Short exercise: In the entries below, find the line with "Convert this chart" and the line with "ax.set_ylim(*ylim)", then retype both and everything between them exactly. Do not copy the pictures.

Figure scripts:
════════

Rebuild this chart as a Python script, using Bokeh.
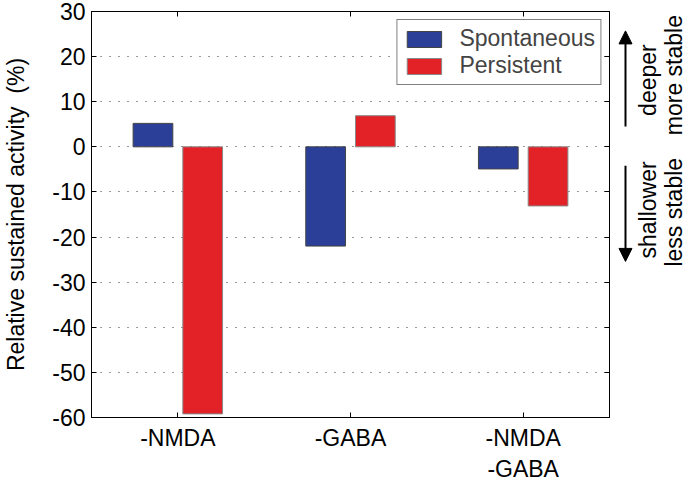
import numpy as np
from bokeh.plotting import figure
from bokeh.layouts import row
from bokeh.models import (ColumnDataSource, FactorRange, Range1d, FixedTicker, LinearAxis,
                          CategoricalAxis, Legend, LegendItem, Label, Arrow, NormalHead,
                          CustomJSTickFormatter)
from bokeh.transform import dodge
from bokeh.embed import file_html
from bokeh.resources import INLINE

categories = ["-NMDA", "-GABA", "-NMDA\n-GABA"]
spontaneous = [5.2, -22.0, -4.9]
persistent = [-59.2, 6.9, -13.1]
y_ticks = [-60, -50, -40, -30, -20, -10, 0, 10, 20, 30]
series_names = ["Spontaneous", "Persistent"]

FONT = "Liberation Sans"
FS = "23px"
BLUE = "#2b3f98"
RED = "#e22227"

src = ColumnDataSource(data=dict(cat=categories, spon=spontaneous, pers=persistent))

yr = Range1d(-60, 30)
p = figure(width=614, height=484, output_backend="svg", toolbar_location=None,
           x_range=FactorRange(factors=categories, range_padding=0),
           y_range=yr,
           min_border_left=84, min_border_right=5, min_border_top=11, min_border_bottom=50)

r1 = p.vbar(x=dodge("cat", -0.144, range=p.x_range), top="spon", bottom=0, width=0.23,
            source=src, fill_color=BLUE, line_color="#444444", line_width=1)
r2 = p.vbar(x=dodge("cat", 0.144, range=p.x_range), top="pers", bottom=0, width=0.23,
            source=src, fill_color=RED, line_color="#888888", line_width=1)

p.outline_line_color = "black"
p.outline_line_width = 1
p.background_fill_color = "white"
p.border_fill_color = "white"

p.xgrid.grid_line_color = None
p.ygrid.ticker = FixedTicker(ticks=y_ticks)
p.ygrid.grid_line_color = "#333333"
p.ygrid.grid_line_dash = "1 8"
p.ygrid.grid_line_width = 1.2

yax = p.yaxis[0]
yax.ticker = FixedTicker(ticks=y_ticks)
yax.major_label_overrides = {t: str(t) for t in y_ticks}
yax.major_tick_in = 5
yax.major_tick_out = 0
yax.minor_tick_line_color = None
yax.major_label_standoff = 6
yax.major_label_text_font = FONT
yax.major_label_text_font_size = FS
yax.major_label_text_color = "black"
yax.axis_line_color = "black"
yax.axis_label = "Relative sustained activity \u00a0(%)"
yax.axis_label_text_font = FONT
yax.axis_label_text_font_size = FS
yax.axis_label_text_font_style = "normal"
yax.axis_label_text_color = "black"
yax.axis_label_standoff = 20

xax = p.xaxis[0]
xax.major_tick_in = 5
xax.major_tick_out = 0
xax.major_label_standoff = 7
xax.major_label_text_font = FONT
xax.major_label_text_font_size = FS
xax.major_label_text_color = "black"
xax.axis_line_color = "black"
xax.major_label_orientation = "horizontal"

blank = CustomJSTickFormatter(code="return ''")
ry = LinearAxis(ticker=FixedTicker(ticks=y_ticks), formatter=blank,
                major_tick_in=5, major_tick_out=0, minor_tick_line_color=None,
                major_label_standoff=0, major_label_text_font_size="1px")
p.add_layout(ry, "right")
tx = CategoricalAxis(major_tick_in=5, major_tick_out=0, major_label_text_font_size="1px",
                     major_label_standoff=0, major_label_text_color=None)
p.add_layout(tx, "above")

legend = Legend(items=[LegendItem(label=series_names[0], renderers=[r1]),
                       LegendItem(label=series_names[1], renderers=[r2])],
                location="top_right", margin=8, padding=5, spacing=0,
                glyph_width=43, glyph_height=20, label_standoff=14,
                label_text_font=FONT, label_text_font_size=FS,
                label_height=20, border_line_color="black", border_line_width=1,
                background_fill_alpha=1)
p.add_layout(legend)

# right-side annotation panel: x in pixels, y shares the value axis
q = figure(width=71, height=484, output_backend="svg", toolbar_location=None,
           x_range=Range1d(0, 71), y_range=yr,
           min_border=0, min_border_left=0, min_border_right=0,
           min_border_top=11, min_border_bottom=50)
q.axis.visible = False
q.grid.visible = False
q.outline_line_color = None
q.border_fill_color = "white"
q.background_fill_color = "white"

q.add_layout(Arrow(end=NormalHead(size=13, fill_color="black", line_color="black"),
                   x_start=11, y_start=4.5, x_end=11, y_end=25.7,
                   line_width=2, line_color="black"))
q.add_layout(Arrow(end=NormalHead(size=13, fill_color="black", line_color="black"),
                   x_start=11, y_start=-4.2, x_end=11, y_end=-25.4,
                   line_width=2, line_color="black"))
for txt, xx, yy in [("deeper", 33, 14.8), ("more stable", 59, 15.9),
                    ("shallower", 33, -14.0), ("less stable", 59, -14.5)]:
    q.add_layout(Label(x=xx, y=yy, text=txt, angle=np.pi / 2, text_align="center",
                       text_baseline="middle", text_font=FONT, text_font_size=FS,
                       text_color="black"))

layout = row(p, q, spacing=0)
open("out.html", "w").write(file_html(layout, INLINE))
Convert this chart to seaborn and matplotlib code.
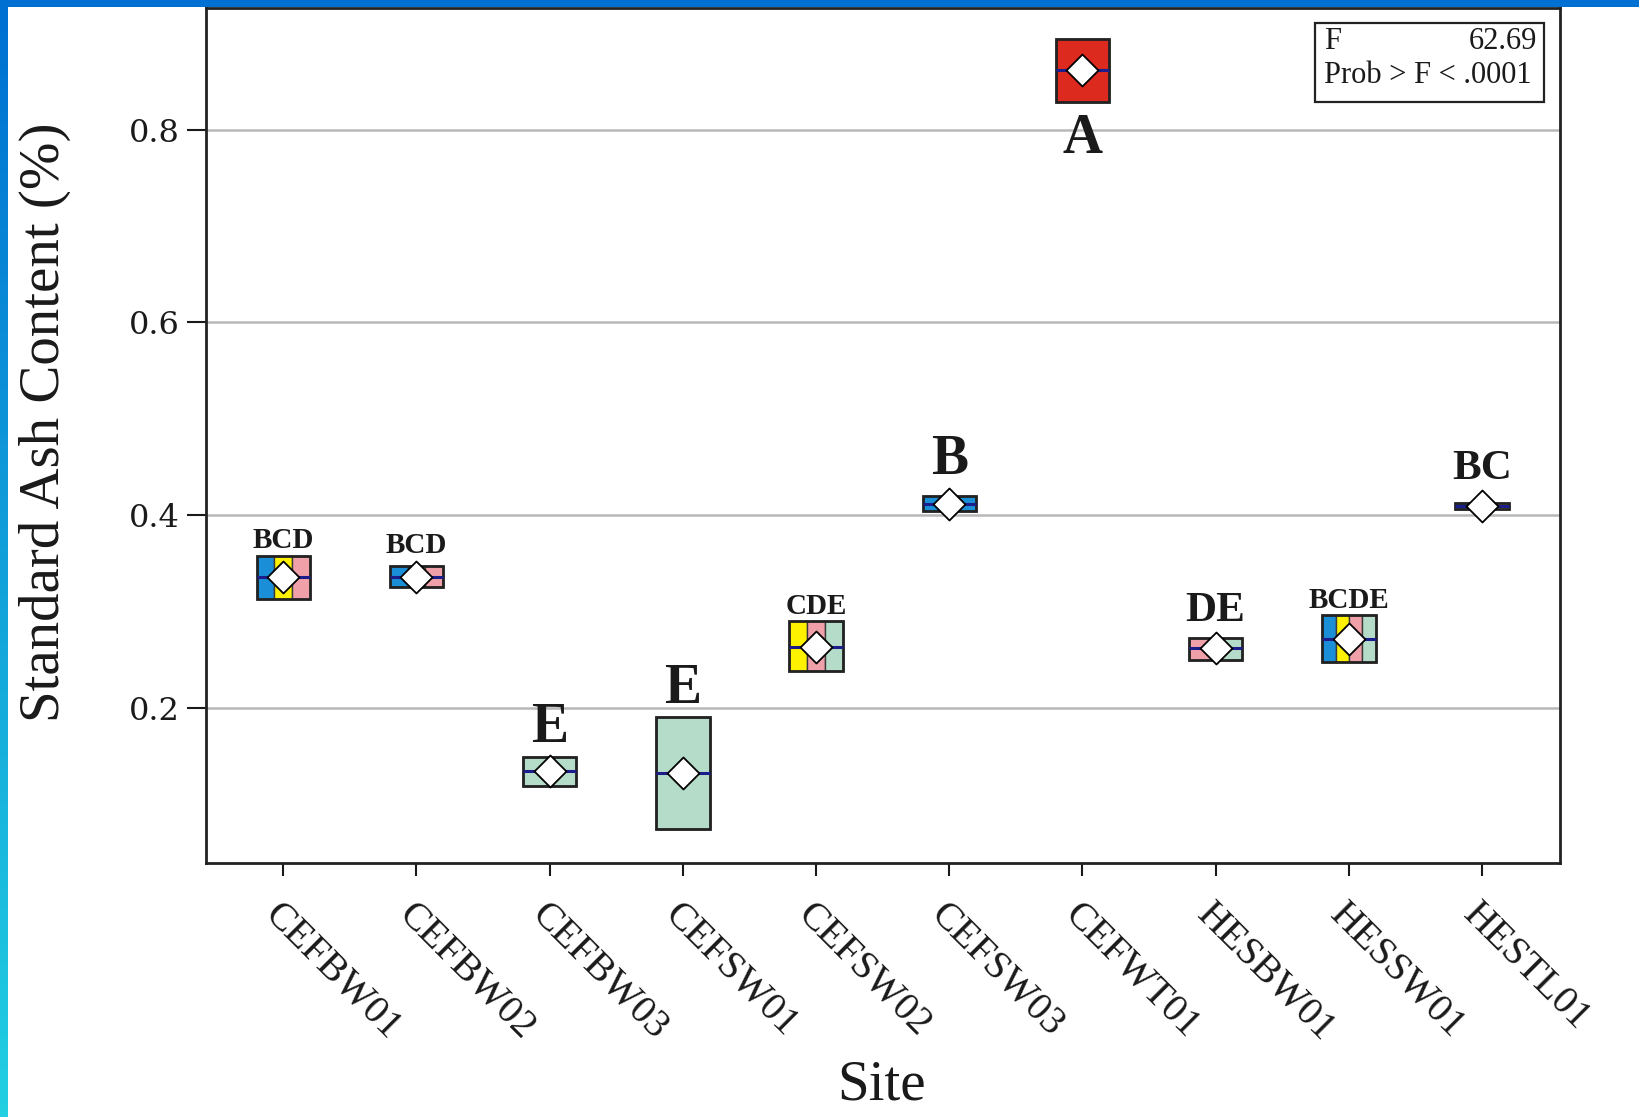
import numpy as np
import pandas as pd
import matplotlib
matplotlib.use("Agg")
import matplotlib.pyplot as plt
import seaborn as sns
from matplotlib.patches import Rectangle
from matplotlib.colors import LinearSegmentedColormap

# ---------------- data ----------------
sites = ["CEFBW01", "CEFBW02", "CEFBW03", "CEFSW01", "CEFSW02",
         "CEFSW03", "CEFWT01", "HESBW01", "HESSW01", "HESTL01"]
means = [0.336, 0.336, 0.134, 0.132, 0.263, 0.412, 0.862, 0.262, 0.272, 0.410]
upper = [0.358, 0.347, 0.149, 0.191, 0.290, 0.4195, 0.894, 0.273, 0.296, 0.413]
lower = [0.313, 0.325, 0.119, 0.074, 0.238, 0.404, 0.829, 0.250, 0.248, 0.4065]
groups = ["BCD", "BCD", "E", "E", "CDE", "B", "A", "DE", "BCDE", "BC"]
yticks = [0.2, 0.4, 0.6, 0.8]
f_label = "F"
f_value = "62.69"
prob_text = "Prob > F < .0001"
x_title = "Site"
y_title = "Standard Ash Content (%)"

group_colors = {"A": "#DC2A1E", "B": "#1A8ED6", "C": "#FFF200",
                "D": "#F0A0A8", "E": "#B4DCC8"}

df = pd.DataFrame({"site": sites, "pos": np.arange(len(sites)),
                   "mean": means, "lo": lower, "hi": upper, "grp": groups})

# ---------------- style ----------------
sns.set_theme(style="white")
plt.rcParams["font.family"] = ["Liberation Serif", "DejaVu Serif"]

W, H, DPI = 1640, 1117, 100
fig = plt.figure(figsize=(W / DPI, H / DPI), dpi=DPI)
fig.patch.set_facecolor("white")
ax = fig.add_axes([206 / W, 1 - 863 / H, (1560 - 206) / W, (863 - 8.4) / H])

ylim = (0.039, 0.926)
ax.set_xlim(-0.58, 9.585)
ax.set_ylim(*ylim)

box_w = 0.40
for _, r in df.iterrows():
    letters = list(r["grp"])
    n = len(letters)
    sw = box_w / n
    for k, L in enumerate(letters):
        ax.bar(r["pos"] - box_w / 2 + k * sw, r["hi"] - r["lo"], bottom=r["lo"],
               width=sw, align="edge", color=group_colors[L],
               edgecolor="#3a3a3a", linewidth=1.0, zorder=3)
    ax.bar(r["pos"], r["hi"] - r["lo"], bottom=r["lo"], width=box_w,
           fill=False, edgecolor="#222222", linewidth=2.0, zorder=4)
    ax.hlines(r["mean"], r["pos"] - box_w / 2, r["pos"] + box_w / 2,
              color="#1c1c8a", linewidth=2.2, zorder=4)

sns.scatterplot(data=df, x="pos", y="mean", marker="D", s=265,
                color="white", edgecolor="black", linewidth=1.3,
                zorder=6, ax=ax, legend=False)

# group letters
ax_h_px = (863 - 8.4)
px_per_unit = ax_h_px / (ylim[1] - ylim[0])
diamond_half = 16.5 / px_per_unit
for _, r in df.iterrows():
    g = r["grp"]
    fs = 40 if len(g) == 1 else (31 if len(g) == 2 else 21)
    top = max(r["hi"], r["mean"] + diamond_half)
    if top + 0.05 > ylim[1]:
        ax.annotate(g, xy=(r["pos"], r["lo"]), xytext=(0, -8),
                    textcoords="offset points", ha="center", va="top",
                    fontsize=fs, fontweight="bold", color="#1a1a1a", zorder=7)
    else:
        ax.annotate(g, xy=(r["pos"], top), xytext=(0, 1),
                    textcoords="offset points", ha="center", va="bottom",
                    fontsize=fs, fontweight="bold", color="#1a1a1a", zorder=7)

# axes styling
ax.set_yticks(yticks)
ax.set_yticklabels([f"{v:.1f}" for v in yticks], family="DejaVu Serif")
ax.set_xticks(df["pos"])
ax.set_xticklabels(sites)
ax.yaxis.grid(True, color="#b8b8b8", linewidth=1.8, zorder=0)
ax.xaxis.grid(False)
ax.set_axisbelow(True)
for s in ax.spines.values():
    s.set_color("#222222")
    s.set_linewidth(2)
ax.tick_params(axis="y", length=14, width=1.5, pad=5, labelsize=23,
               colors="#1a1a1a", left=True)
ax.tick_params(axis="x", length=9, width=1.5, pad=15, labelsize=28.5,
               colors="#1a1a1a", bottom=True)
for lab in ax.get_xticklabels():
    lab.set_rotation(-45)
    lab.set_ha("left")
    lab.set_va("top")
    lab.set_rotation_mode("anchor")

ax.set_xlabel(x_title, fontsize=41, color="#1a1a1a")
ax.set_ylabel(y_title, fontsize=41, color="#1a1a1a")
ax.xaxis.set_label_coords(0.499, -0.230)
ax.yaxis.set_label_coords(-0.100, 0.516)

# F statistic box
ax.add_patch(Rectangle((0.819, 0.891), 0.169, 0.092, transform=ax.transAxes,
                       fill=False, edgecolor="#222222", linewidth=1.6, zorder=8))
ax.text(0.8255, 0.961, f_label, transform=ax.transAxes, ha="left",
        va="center", fontsize=22, color="#1a1a1a")
ax.text(0.983, 0.961, f_value, transform=ax.transAxes, ha="right",
        va="center", fontsize=22, color="#1a1a1a")
ax.text(0.8255, 0.9217, prob_text, transform=ax.transAxes, ha="left",
        va="center", fontsize=22, color="#1a1a1a")

# slide frame decoration
fig.patches.append(Rectangle((0, 1 - 7 / H), 1, 7 / H, transform=fig.transFigure,
                             facecolor="#0070D2", edgecolor="none", zorder=10))
bax = fig.add_axes([0, 0, 8 / W, 1 - 7 / H])
grad = np.linspace(0, 1, 256).reshape(-1, 1)
cmap = LinearSegmentedColormap.from_list("frame", ["#0070D2", "#22D0E2"])
bax.imshow(grad, aspect="auto", cmap=cmap)
bax.set_axis_off()

fig.savefig("out.png", dpi=DPI)
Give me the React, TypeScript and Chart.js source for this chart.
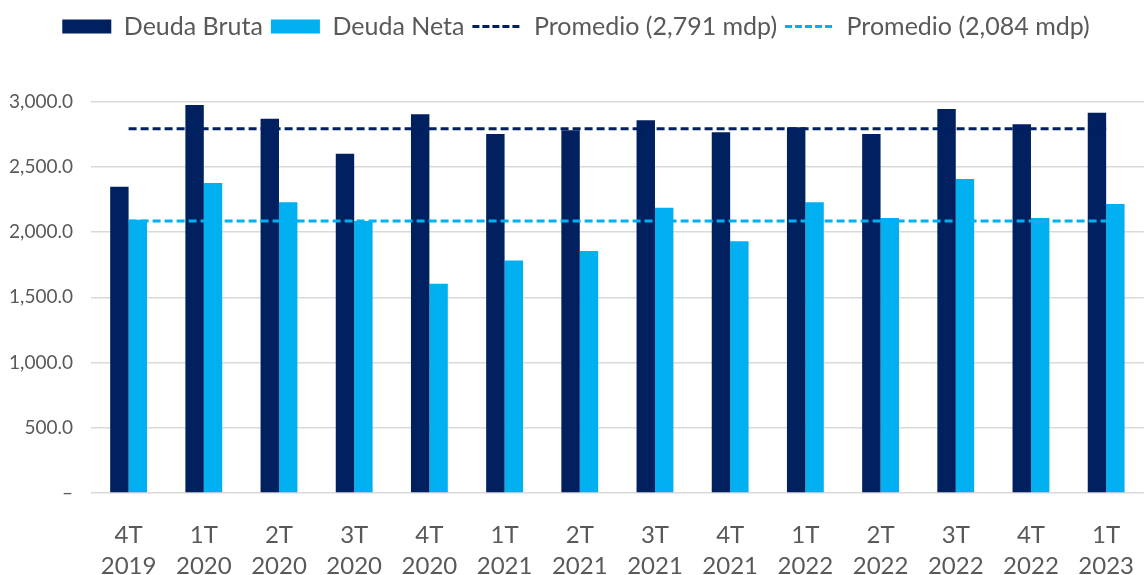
import React, { useEffect, useRef } from "react";
import { Chart, registerables } from "chart.js";

Chart.register(...registerables);

const categories: string[][] = [
  ["4T", "2019"], ["1T", "2020"], ["2T", "2020"], ["3T", "2020"], ["4T", "2020"],
  ["1T", "2021"], ["2T", "2021"], ["3T", "2021"], ["4T", "2021"],
  ["1T", "2022"], ["2T", "2022"], ["3T", "2022"], ["4T", "2022"], ["1T", "2023"],
];
const deudaBruta = [2346, 2973, 2868, 2600, 2902, 2751, 2779, 2856, 2764, 2802, 2751, 2943, 2826, 2914];
const deudaNeta = [2093, 2376, 2228, 2085, 1603, 1781, 1855, 2185, 1929, 2228, 2108, 2407, 2108, 2215];
const promedioBruta = 2791;
const promedioNeta = 2084;
const yTicks = [0, 500, 1000, 1500, 2000, 2500, 3000];

const NAVY = "#002060";
const CYAN = "#00B0F0";
const TEXT = "#595959";
const FONT = "Lato";

export default function App() {
  const ref = useRef<HTMLCanvasElement | null>(null);

  useEffect(() => {
    if (!ref.current) return;
    document.body.style.overflow = "hidden";
    const legendSpace = {
      id: "legendSpace",
      beforeInit(chart: any) {
        const legend = chart.legend;
        if (!legend) return;
        const orig = legend.fit;
        legend.fit = function () {
          orig.call(this);
          this.height = 95.5;
        };
      },
    };
    const chart = new Chart(ref.current, {
      type: "bar",
      data: {
        labels: categories,
        datasets: [
          { type: "bar", label: "Deuda Bruta", data: deudaBruta, backgroundColor: NAVY, order: 2 },
          { type: "bar", label: "Deuda Neta", data: deudaNeta, backgroundColor: CYAN, order: 2 },
          {
            type: "line", label: `Promedio (${promedioBruta.toLocaleString("en-US")} mdp)`,
            data: categories.map(() => promedioBruta), borderColor: NAVY, backgroundColor: NAVY,
            borderWidth: 3, borderDash: [8, 4], pointRadius: 0, order: 1,
          },
          {
            type: "line", label: `Promedio (${promedioNeta.toLocaleString("en-US")} mdp)`,
            data: categories.map(() => promedioNeta), borderColor: CYAN, backgroundColor: CYAN,
            borderWidth: 3, borderDash: [8, 4], pointRadius: 0, order: 1,
          },
        ] as any,
      },
      options: {
        animation: false,
        responsive: true,
        maintainAspectRatio: false,
        layout: { padding: { top: 6, left: 0, right: 0, bottom: 0 } },
        datasets: { bar: { categoryPercentage: 0.49, barPercentage: 1 } },
        plugins: {
          tooltip: { enabled: false },
          legend: {
            position: "top",
            labels: {
              color: TEXT,
              font: { family: FONT, size: 25 },
              usePointStyle: true,
              pointStyleWidth: 49,
              boxHeight: 14,
              padding: 8,
              sort: (a: any, b: any) => a.datasetIndex - b.datasetIndex,
              generateLabels: (chart: any) =>
                chart.data.datasets.map((ds: any, i: number) => ({
                  text: ds.label,
                  fillStyle: ds.type === "line" ? "transparent" : ds.backgroundColor,
                  strokeStyle: ds.type === "line" ? ds.borderColor : ds.backgroundColor,
                  lineWidth: ds.type === "line" ? 3 : 0,
                  lineDash: ds.type === "line" ? [7, 3] : [],
                  pointStyle: ds.type === "line" ? "line" : "rect",
                  fontColor: TEXT,
                  datasetIndex: i,
                  hidden: false,
                })),
            },
          },
        },
        scales: {
          x: {
            grid: { display: false },
            border: { display: false },
            ticks: {
              color: TEXT,
              font: { family: FONT, size: 24, lineHeight: 1.32 },
              padding: 18,
              maxRotation: 0,
              autoSkip: false,
            },
            afterFit: (s: any) => { s.height = 82; },
          },
          y: {
            min: 0,
            max: 3000,
            afterBuildTicks: (s: any) => { s.ticks = yTicks.map((v) => ({ value: v })); },
            grid: { color: "#D9D9D9", lineWidth: 1.5, drawTicks: false },
            border: { display: false },
            ticks: {
              color: TEXT,
              font: { family: FONT, size: 19 },
              padding: 18,
              callback: (v: any) =>
                Number(v) === 0 ? "–" : Number(v).toLocaleString("en-US", { minimumFractionDigits: 1, maximumFractionDigits: 1 }),
            },
            afterFit: (s: any) => { s.width = 91; },
          },
        },
      },
      plugins: [legendSpace],
    });
    return () => chart.destroy();
  }, []);

  return (
    <div style={{ position: "fixed", left: 0, top: 0, width: 1152, height: 575 }}>
      <canvas ref={ref} />
    </div>
  );
}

════════

The completed task:
Convert this chart to seaborn and matplotlib code.
import numpy as np
import pandas as pd
import matplotlib
matplotlib.use("Agg")
import matplotlib.pyplot as plt
import seaborn as sns
from matplotlib.patches import Rectangle
from matplotlib.colors import LinearSegmentedColormap

# ---------------- data ----------------
sites = ["CEFBW01", "CEFBW02", "CEFBW03", "CEFSW01", "CEFSW02",
         "CEFSW03", "CEFWT01", "HESBW01", "HESSW01", "HESTL01"]
means = [0.336, 0.336, 0.134, 0.132, 0.263, 0.412, 0.862, 0.262, 0.272, 0.410]
upper = [0.358, 0.347, 0.149, 0.191, 0.290, 0.4195, 0.894, 0.273, 0.296, 0.413]
lower = [0.313, 0.325, 0.119, 0.074, 0.238, 0.404, 0.829, 0.250, 0.248, 0.4065]
groups = ["BCD", "BCD", "E", "E", "CDE", "B", "A", "DE", "BCDE", "BC"]
yticks = [0.2, 0.4, 0.6, 0.8]
f_label = "F"
f_value = "62.69"
prob_text = "Prob > F < .0001"
x_title = "Site"
y_title = "Standard Ash Content (%)"

group_colors = {"A": "#DC2A1E", "B": "#1A8ED6", "C": "#FFF200",
                "D": "#F0A0A8", "E": "#B4DCC8"}

df = pd.DataFrame({"site": sites, "pos": np.arange(len(sites)),
                   "mean": means, "lo": lower, "hi": upper, "grp": groups})

# ---------------- style ----------------
sns.set_theme(style="white")
plt.rcParams["font.family"] = ["Liberation Serif", "DejaVu Serif"]

W, H, DPI = 1640, 1117, 100
fig = plt.figure(figsize=(W / DPI, H / DPI), dpi=DPI)
fig.patch.set_facecolor("white")
ax = fig.add_axes([206 / W, 1 - 863 / H, (1560 - 206) / W, (863 - 8.4) / H])

ylim = (0.039, 0.926)
ax.set_xlim(-0.58, 9.585)
ax.set_ylim(*ylim)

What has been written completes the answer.